## WHAT TO WORK ON
Your task is to retype the lines between the line with "Reproduce this chart with Observable Plot." and the line with "const lastX = xTicks[xTicks.length - 1];", inclusive. Copy no pictures and no other lines.

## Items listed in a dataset
━━━━━━━━━━
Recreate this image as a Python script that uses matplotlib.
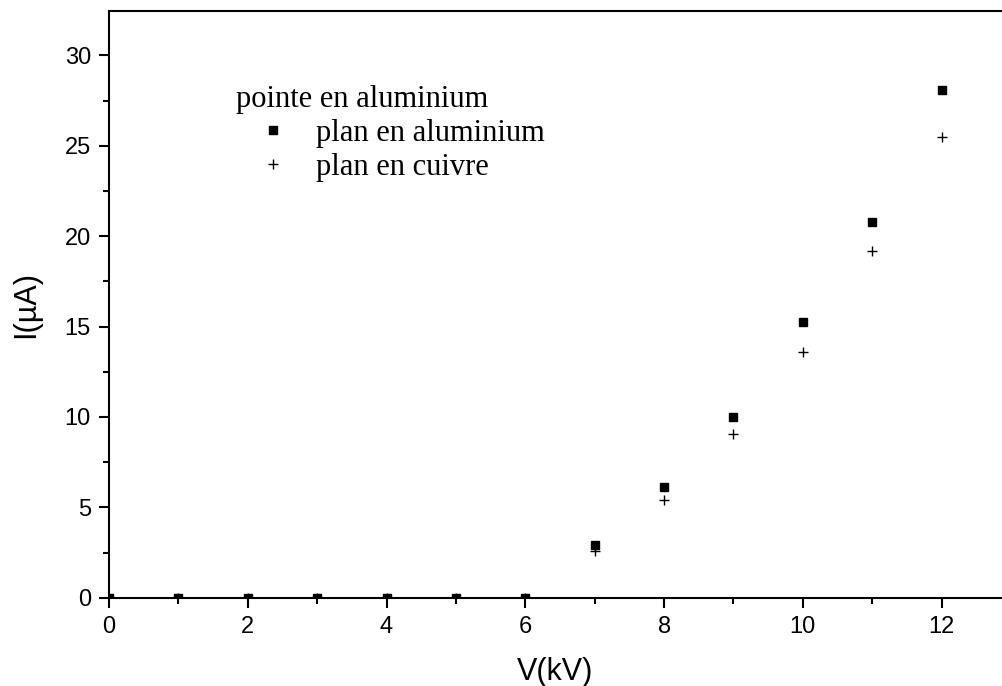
import matplotlib
matplotlib.use("Agg")
import matplotlib.pyplot as plt
from matplotlib.ticker import MultipleLocator

V_kV = [0, 1, 2, 3, 4, 5, 6, 7, 8, 9, 10, 11, 12]
I_plan_aluminium = [0, 0, 0, 0, 0, 0, 0, 2.9, 6.1, 10.0, 15.25, 20.8, 28.1]
I_plan_cuivre = [0, 0, 0, 0, 0, 0, 0, 2.6, 5.4, 9.05, 13.6, 19.2, 25.5]

legend_title = "pointe en aluminium"
label_al = "plan en aluminium"
label_cu = "plan en cuivre"

plt.rcParams['font.family'] = ['Liberation Sans', 'DejaVu Sans']

fig = plt.figure(figsize=(10.02, 6.86), dpi=100)
ax = fig.add_axes([109/1002, 1 - 597.7/686, (1002-109)/1002, (597.7-10.7)/686])

ax.plot(V_kV, I_plan_aluminium, linestyle='none', marker='s', markersize=6,
        color='black', label=label_al, zorder=3)
ax.plot(V_kV, I_plan_cuivre, linestyle='none', marker='+', markersize=7,
        markeredgewidth=1.0, color='black', label=label_cu, zorder=3)

ax.set_xlim(0, 12.87)
ax.set_ylim(0, 32.47)
ax.xaxis.set_major_locator(MultipleLocator(2))
ax.xaxis.set_minor_locator(MultipleLocator(1))
ax.yaxis.set_major_locator(MultipleLocator(5))
ax.yaxis.set_minor_locator(MultipleLocator(2.5))

for s in ['left', 'bottom', 'top']:
    ax.spines[s].set_linewidth(1.5)
ax.spines['right'].set_visible(False)
ax.tick_params(which='major', direction='out', length=7, width=1.5, labelsize=17, pad=6)
ax.tick_params(which='minor', direction='out', length=4, width=1.5)
ax.tick_params(top=False, right=False)

ax.set_xlabel("V(kV)", fontsize=22, labelpad=14)
ax.set_ylabel("I(µA)", fontsize=22, labelpad=17)

leg = ax.legend(title=legend_title, loc='upper left', bbox_to_anchor=(0.134, 0.886),
                frameon=False, alignment='left',
                prop={'family': 'Liberation Serif', 'size': 22},
                title_fontproperties={'family': 'Liberation Serif', 'size': 22},
                handlelength=2.42, handletextpad=0.2, labelspacing=0.17,
                borderpad=0.23, borderaxespad=0.0)

fig.savefig("out.png", dpi=100)
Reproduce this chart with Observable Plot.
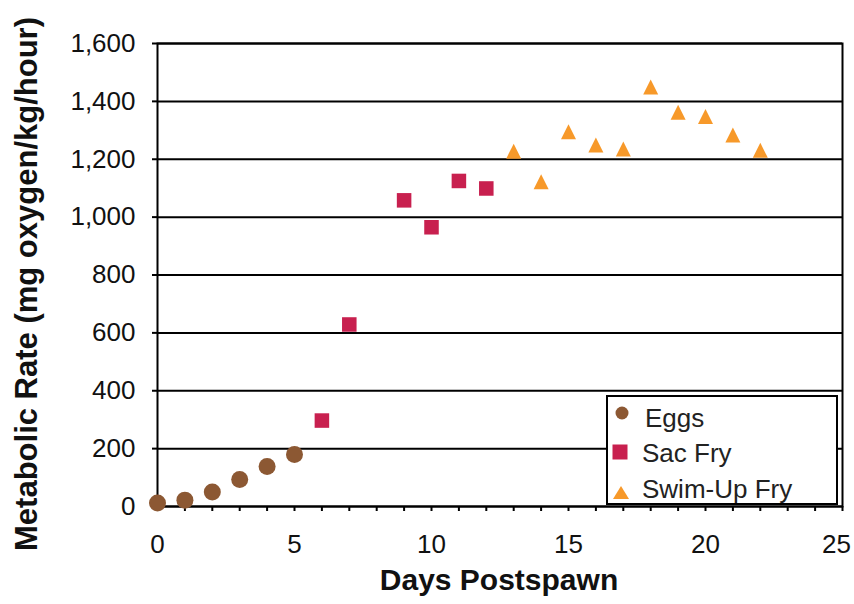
<!DOCTYPE html>
<html>
<head>
<meta charset="utf-8">
<script src="https://cdn.jsdelivr.net/npm/d3@7"></script>
<script src="https://cdn.jsdelivr.net/npm/@observablehq/plot@0.6"></script>
<style>
  html, body { margin: 0; padding: 0; background: #fff; }
  #wrap { position: relative; width: 854px; height: 604px; font-family: "Liberation Sans", Arial, sans-serif; }
  #legend { position: absolute; left: 606px; top: 395px; width: 228px; height: 106px; border: 2px solid #000; background: #fff; overflow: hidden; }
  #legend .item { position: absolute; font-family: "Liberation Sans", Arial, sans-serif; font-size: 26px; color: #222; line-height: 1; white-space: nowrap; }
  #legend svg { position: absolute; }
</style>
</head>
<body>
<div id="wrap"></div>
<script>
// ---- data ----
const seriesNames = ["Eggs", "Sac Fry", "Swim-Up Fry"];
const eggsDays = [0, 1, 2, 3, 4, 5];
const eggsRate = [12, 22, 50, 93, 138, 180];
const sacDays = [6, 7, 9, 10, 11, 12];
const sacRate = [297, 629, 1058, 965, 1125, 1099];
const swimDays = [13, 14, 15, 16, 17, 18, 19, 20, 21, 22];
const swimRate = [1228, 1122, 1295, 1249, 1235, 1450, 1362, 1348, 1284, 1231];
const xTicks = [0, 5, 10, 15, 20, 25];
const yTicks = [0, 200, 400, 600, 800, 1000, 1200, 1400, 1600];
const xTitle = "Days Postspawn";
const yTitle = "Metabolic Rate (mg oxygen/kg/hour)";

const colors = {"Eggs": "#8c5833", "Sac Fry": "#c8204f", "Swim-Up Fry": "#f7992a"};

const eggs = eggsDays.map((d, i) => ({day: d, rate: eggsRate[i]}));
const sac = sacDays.map((d, i) => ({day: d, rate: sacRate[i]}));
const swim = swimDays.map((d, i) => ({day: d, rate: swimRate[i]}));

// bbox-centred triangle (Excel style)
const tri = {
  draw(ctx, size) {
    const r = Math.sqrt(size / Math.PI);
    ctx.moveTo(0, -r);
    ctx.lineTo(r, r);
    ctx.lineTo(-r, r);
    ctx.closePath();
  }
};

const minorX = d3.range(0, 26);
const lastX = xTicks[xTicks.length - 1];

const chart = Plot.plot({
  width: 854,
  height: 604,
  marginLeft: 157,
  marginRight: 12,
  marginTop: 43,
  marginBottom: 98,
  style: {fontFamily: "Liberation Sans, Arial, sans-serif", background: "#fff", color: "#111"},
  x: {domain: [0, 25]},
  y: {domain: [0, 1600]},
  marks: [
    Plot.ruleY(yTicks, {stroke: "#000", strokeWidth: 2}),
    Plot.frame({stroke: "#000", strokeWidth: 2}),
    Plot.axisY({ticks: yTicks, tickFormat: d3.format(","), tickSize: 5, tickPadding: 17, strokeWidth: 2, fontSize: 26, label: null, stroke: "#000"}),
    Plot.axisX({ticks: minorX, tickFormat: () => "", tickSize: 5, strokeWidth: 2, label: null, stroke: "#000"}),
    Plot.axisX({ticks: xTicks.filter(d => d !== lastX), tickSize: 0, tickPadding: 28, fontSize: 26, label: null}),
    Plot.axisX({ticks: [lastX], tickSize: 0, tickPadding: 28, fontSize: 26, label: null, dx: -6}),
    Plot.dot(eggs, {x: "day", y: "rate", r: 8.5, fill: colors["Eggs"], symbol: "circle"}),
    Plot.dot(sac, {x: "day", y: "rate", r: 8.2, fill: colors["Sac Fry"], symbol: "square"}),
    Plot.dot(swim, {x: "day", y: "rate", r: 7.5, fill: colors["Swim-Up Fry"], symbol: tri}),
    Plot.text([xTitle], {frameAnchor: "bottom", dy: 74, dx: -1, lineAnchor: "middle", textAnchor: "middle", fontSize: 30, fontWeight: "bold", fill: "#111"}),
    Plot.text([yTitle], {frameAnchor: "left", rotate: -90, dx: -130, dy: 9, lineAnchor: "middle", textAnchor: "middle", fontSize: 31, fontWeight: "bold", fill: "#111"})
  ]
});

const wrap = document.getElementById("wrap");
wrap.appendChild(chart);

// legend
const legend = document.createElement("div");
legend.id = "legend";
const items = [
  {name: seriesNames[0], shape: `<circle cx="8" cy="8" r="6.5" fill="${colors["Eggs"]}"/>`, sx: 6, sy: 8, tx: 37, ty: 8},
  {name: seriesNames[1], shape: `<rect x="0.5" y="0.5" width="15" height="15" fill="${colors["Sac Fry"]}"/>`, sx: 4, sy: 47, tx: 34, ty: 43},
  {name: seriesNames[2], shape: `<path d="M8,3 L16,16 L0,16 Z" fill="${colors["Swim-Up Fry"]}"/>`, sx: 5, sy: 86, tx: 34, ty: 79}
];
for (const it of items) {
  const s = document.createElement("div");
  s.innerHTML = `<svg width="16" height="16" style="left:${it.sx}px;top:${it.sy}px">${it.shape}</svg>`;
  legend.appendChild(s.firstChild);
  const t = document.createElement("div");
  t.className = "item";
  t.style.left = it.tx + "px";
  t.style.top = it.ty + "px";
  t.textContent = it.name;
  legend.appendChild(t);
}
wrap.appendChild(legend);
</script>
</body>
</html>
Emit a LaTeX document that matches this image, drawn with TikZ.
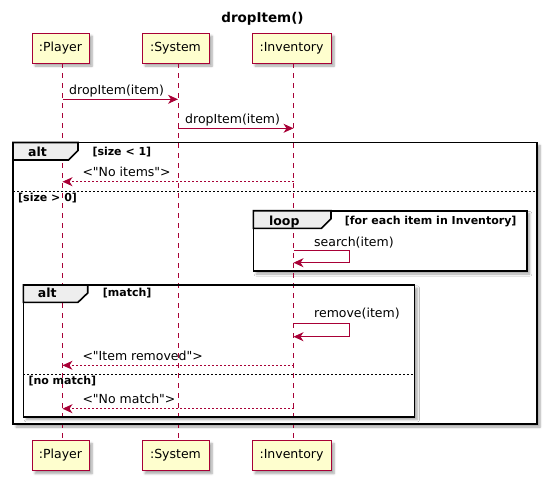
\documentclass[tikz,border=0pt]{standalone}
\usepackage{fontspec}
\setmainfont{DejaVu Sans}[Ligatures=TeXOff]
\usetikzlibrary{arrows.meta,shadows,shadows.blur}
\definecolor{pumlred}{HTML}{A80036}
\definecolor{pumlfill}{HTML}{FEFECE}
\definecolor{tabfill}{HTML}{EEEEEE}
\begin{document}
\begin{tikzpicture}[x=1pt,y=-1pt,
  shad/.style={blur shadow={shadow xshift=3pt,shadow yshift=-3pt,shadow opacity=35,shadow blur steps=6}},
  part/.style={draw=pumlred, fill=pumlfill, line width=1pt, minimum height=30pt, inner sep=0pt,
    font=\fontsize{12.5}{14}\selectfont, shad},
  lifeline/.style={draw=pumlred, line width=0.8pt, dash pattern=on 5pt off 5pt},
  msg/.style={draw=pumlred, line width=1pt, -{Stealth[length=10pt,width=9pt,inset=3pt]}},
  ret/.style={msg, dash pattern=on 2pt off 2pt},
  lbl/.style={inner sep=0pt, anchor=base west, font=\fontsize{12.5}{14}\selectfont},
  guard/.style={inner sep=0pt, anchor=base west, font=\fontsize{11}{13}\bfseries},
  tablbl/.style={inner sep=0pt, anchor=base, font=\fontsize{12.5}{14}\bfseries},
  frameline/.style={draw=black, line width=1.6pt},
  tab/.style={draw=black, line width=1.6pt, fill=tabfill, line join=miter},
  sep/.style={draw=black, line width=0.8pt, dash pattern=on 2pt off 2pt}
]
\useasboundingbox (0,0) rectangle (547,480);
% title
\node[inner sep=0pt, anchor=base, font=\fontsize{13.5}{16}\bfseries] (title) at (262.5,22) {dropItem()};
% participants
\node[part, minimum width=57pt] (pT) at (60.5,48) {:Player};
\node[part, minimum width=67pt] (sT) at (175.5,48) {:System};
\node[part, minimum width=79pt] (iT) at (291.5,48) {:Inventory};
\node[part, minimum width=57pt] (pB) at (60.5,455.5) {:Player};
\node[part, minimum width=67pt] (sB) at (175.5,455.5) {:System};
\node[part, minimum width=79pt] (iB) at (291.5,455.5) {:Inventory};
% frame backgrounds with shadows
\fill[white, shad] (13,142.5) rectangle (537,424);
\fill[white, shad] (253.3,210.7) rectangle (526.7,271);
\fill[white, shad] (23.3,285) rectangle (414.3,416.7);
% lifelines
\coordinate (Lp) at (62.5,63);
\coordinate (Ls) at (178,63);
\coordinate (Li) at (293.5,63);
\draw[lifeline] (Lp) -- (Lp |- pB.north);
\draw[lifeline] (Ls) -- (Ls |- sB.north);
\draw[lifeline] (Li) -- (Li |- iB.north);
% outer alt
\draw[frameline] (13,142.5) rectangle (537,424);
\draw[tab] (13,142.5) -- (78,142.5) -- (78,150.5) -- (68.5,160) -- (13,160) -- cycle;
\node[tablbl] (altA) at (37.5,156.5) {alt};
\node[guard] (g1) at (92.3,155) {[size < 1]};
\draw[sep] (13,191) -- (537,191);
\node[guard] (g2) at (18,201) {[size > 0]};
% loop
\draw[frameline] (253.3,210.7) rectangle (526.7,271);
\draw[tab] (253.3,210.7) -- (331,210.7) -- (331,218.7) -- (321.5,228.3) -- (253.3,228.3) -- cycle;
\node[tablbl] (loopL) at (284.3,225) {loop};
\node[guard, anchor=base east] (g3) at (516.7,224) {[for each item in Inventory]};
% inner alt
\draw[frameline] (23.3,285) rectangle (414.3,416.7);
\draw[tab] (23.3,285) -- (87.7,285) -- (87.7,293) -- (78,302.3) -- (23.3,302.3) -- cycle;
\node[tablbl] (altB) at (47.3,297.5) {alt};
\node[guard] (g4) at (102.7,296.7) {[match]};
\draw[sep] (23.3,374.3) -- (414.3,374.3);
\node[guard] (g5) at (28.3,384) {[no match]};
% messages
\draw[msg] (Lp |- 0,99.3) -- (Ls |- 0,99.3);
\node[lbl] (m1) at (69,94.3) {dropItem(item)};
\draw[msg] (Ls |- 0,128.3) -- (Li |- 0,128.3);
\node[lbl] (m2) at (185,123.3) {dropItem(item)};
\draw[ret] (Li |- 0,181.7) -- (Lp |- 0,181.7);
\node[lbl] (m3) at (82.3,176.7) {<"No items">};
\draw[msg] (Li |- 0,250.7) -- (349.3,250.7) -- (349.3,262.7) -- (Li |- 0,262.7);
\node[lbl] (m4) at (314,246) {search(item)};
\draw[msg] (Li |- 0,323.3) -- (349.3,323.3) -- (349.3,336.7) -- (Li |- 0,336.7);
\node[lbl] (m5) at (314,317.7) {remove(item)};
\draw[ret] (Li |- 0,365.3) -- (Lp |- 0,365.3);
\node[lbl] (m6) at (82.3,360.5) {<"Item removed">};
\draw[ret] (Li |- 0,408.7) -- (Lp |- 0,408.7);
\node[lbl] (m7) at (82.3,403.5) {<"No match">};
\end{tikzpicture}
\end{document}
━━━━━━━━━━
## TASK RESULT
Reproduce this chart with Observable Plot.
<!DOCTYPE html>
<html>
<head>
<meta charset="utf-8">
<script src="https://cdn.jsdelivr.net/npm/d3@7"></script>
<script src="https://cdn.jsdelivr.net/npm/@observablehq/plot@0.6"></script>
<style>
  html, body { margin: 0; padding: 0; background: #fff; }
  #wrap { position: relative; width: 854px; height: 604px; font-family: "Liberation Sans", Arial, sans-serif; }
  #legend { position: absolute; left: 606px; top: 395px; width: 228px; height: 106px; border: 2px solid #000; background: #fff; overflow: hidden; }
  #legend .item { position: absolute; font-family: "Liberation Sans", Arial, sans-serif; font-size: 26px; color: #222; line-height: 1; white-space: nowrap; }
  #legend svg { position: absolute; }
</style>
</head>
<body>
<div id="wrap"></div>
<script>
// ---- data ----
const seriesNames = ["Eggs", "Sac Fry", "Swim-Up Fry"];
const eggsDays = [0, 1, 2, 3, 4, 5];
const eggsRate = [12, 22, 50, 93, 138, 180];
const sacDays = [6, 7, 9, 10, 11, 12];
const sacRate = [297, 629, 1058, 965, 1125, 1099];
const swimDays = [13, 14, 15, 16, 17, 18, 19, 20, 21, 22];
const swimRate = [1228, 1122, 1295, 1249, 1235, 1450, 1362, 1348, 1284, 1231];
const xTicks = [0, 5, 10, 15, 20, 25];
const yTicks = [0, 200, 400, 600, 800, 1000, 1200, 1400, 1600];
const xTitle = "Days Postspawn";
const yTitle = "Metabolic Rate (mg oxygen/kg/hour)";

const colors = {"Eggs": "#8c5833", "Sac Fry": "#c8204f", "Swim-Up Fry": "#f7992a"};

const eggs = eggsDays.map((d, i) => ({day: d, rate: eggsRate[i]}));
const sac = sacDays.map((d, i) => ({day: d, rate: sacRate[i]}));
const swim = swimDays.map((d, i) => ({day: d, rate: swimRate[i]}));

// bbox-centred triangle (Excel style)
const tri = {
  draw(ctx, size) {
    const r = Math.sqrt(size / Math.PI);
    ctx.moveTo(0, -r);
    ctx.lineTo(r, r);
    ctx.lineTo(-r, r);
    ctx.closePath();
  }
};

const minorX = d3.range(0, 26);
const lastX = xTicks[xTicks.length - 1];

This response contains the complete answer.